The hydrological definition, that when two streams meet the larger of the two is considered to continue and the smaller to end at the confluence, gives a nice, consistent definition, assuming that the size of a stream is well-defined and no two are exactly equal.  Since this definition can be at odds with local names, as at Pittsburgh and Cairo, some might be tempted to say the local names are "wrong", but that may not cut much ice with the locals.

How many rivers run through Los Angeles?  That would depend on whether you call the Los Angeles River a river.  For most of the year along most of its course it's a trickle of water in the middle of a wide concrete culvert.   Near Dodger Stadium it's joined by Arroyo Seco (Spanish for "dry stream") which, as the name implies, lacks even the trickle of water much of the time.  Nonetheless, when the water does flow it flows in significant volume along an identifiable course, so we call it a river.

The Colorado River used to flow into the Gulf of California by way of a lush delta, but for most of the past few decades it has run dry well before then.  Can we say a river runs through that region still?  At this point, maybe not.  If it ran dry some years but flowed for at least part of most years,  probably, but I doubt there's any clear dividing line between mostly dry river and ex-river, at least outside of the technical literature.

Finally, how many rivers run through the Mississippi Delta, that is, the alluvial plain between the Mississippi and Yazoo rivers in western Mississippi, as opposed to the Mississippi River Delta in southern Louisiana?  It's kind of hard to tell.  Streams cut this way and that, split, rejoin, sometimes appear to go nowhere.  Is this a lot of small streams criss-crossing a plain, or a few larger streams with a lot of unusually large islands?  Again, at some point it comes down to arbitrary definitions.

5. What counts?

At least for practical purposes, the world is continuous.  And yet, for various reasons, we comprehend it as being made up mostly of discrete objects.  Counting is fundamentally discrete.  Digital, in fact.  You can't count, or at least not very far, without dividing the world into objects.

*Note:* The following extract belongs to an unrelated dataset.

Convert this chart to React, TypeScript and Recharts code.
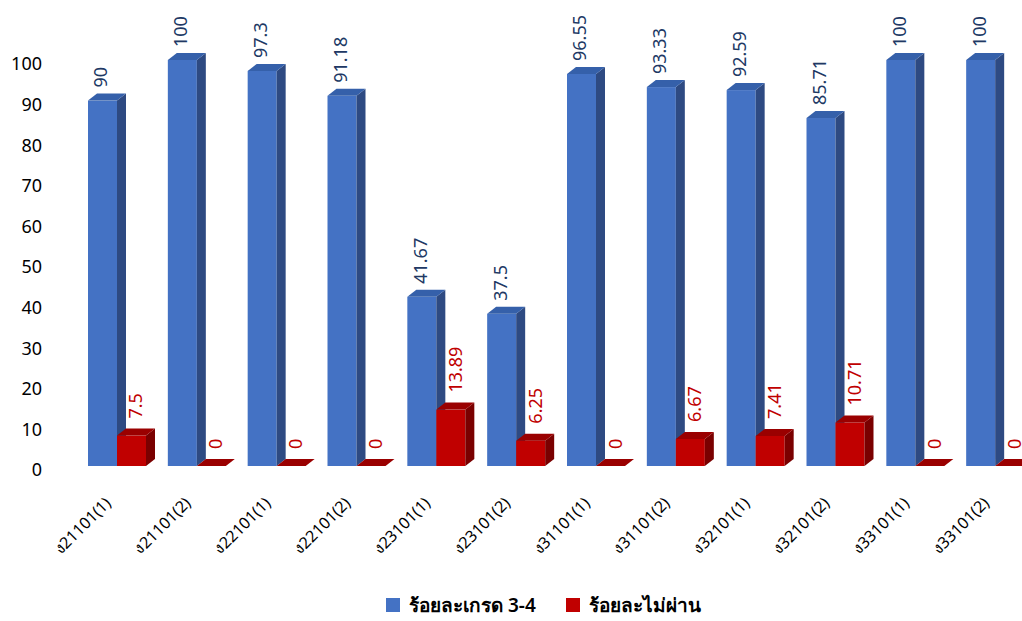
import React from "react";
import { BarChart, Bar, XAxis, YAxis, Legend, LabelList } from "recharts";

const categories = [
  "ง21101(1)", "ง21101(2)", "ง22101(1)", "ง22101(2)", "ง23101(1)", "ง23101(2)",
  "ง31101(1)", "ง31101(2)", "ง32101(1)", "ง32101(2)", "ง33101(1)", "ง33101(2)",
];
const grade34 = [90, 100, 97.3, 91.18, 41.67, 37.5, 96.55, 93.33, 92.59, 85.71, 100, 100];
const failed = [7.5, 0, 0, 0, 13.89, 6.25, 0, 6.67, 7.41, 10.71, 0, 0];
const yTicks = [0, 10, 20, 30, 40, 50, 60, 70, 80, 90, 100];

const data = categories.map((name, i) => ({ name, grade34: grade34[i], failed: failed[i] }));

const FONT = "Tahoma, 'Noto Sans', 'DejaVu Sans', sans-serif";
const DX = 9;
const DY = 7;

function box(colors: { front: string; side: string; top: string }) {
  return (p: any) => {
    const { x, y, width: w, height: h } = p;
    return (
      <g>
        <rect x={x} y={y} width={w} height={h} fill={colors.front} />
        <polygon
          points={`${x + w},${y} ${x + w + DX},${y - DY} ${x + w + DX},${y + h - DY} ${x + w},${y + h}`}
          fill={colors.side}
        />
        <polygon
          points={`${x},${y} ${x + DX},${y - DY} ${x + w + DX},${y - DY} ${x + w},${y}`}
          fill={colors.top}
        />
      </g>
    );
  };
}

function vLabel(color: string, shift: number, gap: number) {
  return (p: any) => {
    const { x, y, width, value } = p;
    const cx = x + width / 2 + shift;
    const ty = y - gap;
    return (
      <text
        x={cx}
        y={ty}
        transform={`rotate(-90 ${cx} ${ty})`}
        fill={color}
        fontSize={18}
        fontFamily={FONT}
        textAnchor="start"
        dominantBaseline="central"
      >
        {value}
      </text>
    );
  };
}

function CatTick(p: any) {
  const { x, y, payload } = p;
  const tx = x - 5;
  const ty = y + 30;
  return (
    <text
      x={tx}
      y={ty}
      transform={`rotate(-45 ${tx} ${ty})`}
      textAnchor="end"
      fontSize={16}
      fontFamily={FONT}
      fill="#000"
    >
      {payload.value}
    </text>
  );
}

function LegendBox() {
  const item = (color: string, label: string) => (
    <span style={{ display: "inline-flex", alignItems: "center", marginRight: 30 }}>
      <span style={{ width: 14, height: 14, background: color, display: "inline-block", marginRight: 9 }} />
      <span style={{ fontSize: 19, fontWeight: 600, color: "#000", fontFamily: FONT }}>{label}</span>
    </span>
  );
  return (
    <div style={{ height: 40, paddingLeft: 386, paddingTop: 8, boxSizing: "border-box", display: "flex", alignItems: "center" }}>
      {item("#4472C4", "ร้อยละเกรด 3-4")}
      {item("#C00000", "ร้อยละไม่ผ่าน")}
    </div>
  );
}

export default function App() {
  return (
    <div style={{ position: "absolute", left: 0, top: 0, width: 1022, height: 621, overflow: "hidden", background: "#fff" }}>
      <BarChart
        width={1040}
        height={621}
        data={data}
        margin={{ top: 60, right: 5, left: 0, bottom: 0 }}
        barGap={0}
        barCategoryGap={11}
      >
        <XAxis dataKey="name" interval={0} tickLine={false} axisLine={false} height={115} tick={<CatTick />} />
        <YAxis
          domain={[0, 100]}
          ticks={yTicks}
          width={77}
          tickLine={false}
          axisLine={false}
          tickMargin={29}
          tick={{ fontSize: 18, fill: "#000", fontFamily: FONT, dy: 4 }}
        />
        <Legend verticalAlign="bottom" content={<LegendBox />} wrapperStyle={{ left: 0, width: 1040 }} />
        <Bar
          dataKey="grade34"
          name="ร้อยละเกรด 3-4"
          fill="#4472C4"
          barSize={29}
          isAnimationActive={false}
          shape={box({ front: "#4472C4", side: "#2E4A82", top: "#3560AA" })}
        >
          <LabelList dataKey="grade34" content={vLabel("#203864", -2, 13)} />
        </Bar>
        <Bar
          dataKey="failed"
          name="ร้อยละไม่ผ่าน"
          fill="#C00000"
          barSize={29}
          isAnimationActive={false}
          shape={box({ front: "#C00000", side: "#7A0000", top: "#9A0000" })}
        >
          <LabelList dataKey="failed" content={vLabel("#C00000", 4, 17)} />
        </Bar>
      </BarChart>
    </div>
  );
}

Not every creature appears to do this.  Microbes get by on pure, unconscious reaction.  This part of the cell wall is in contact with some nutritious chemical, so those parts of the cell wall contract and the cell moves towards supper.

Only with a mind capable of parsing the world into objects can we begin to talk about counting as a useful activity.  Once there are objects, a markers-and-locations facility is not so remote.  It doesn't have to arise, but it's useful enough and plausibly a small enough step that it's not surprising that it does arise.  The full-blown symbolic version of counting using a few basic names and combining rules, is a whole different matter.

What counts?  In the markers-and-locations sense, quite a few things count, including us.  More will surely be discovered.  In the symbols-and-rules view, it may be just us.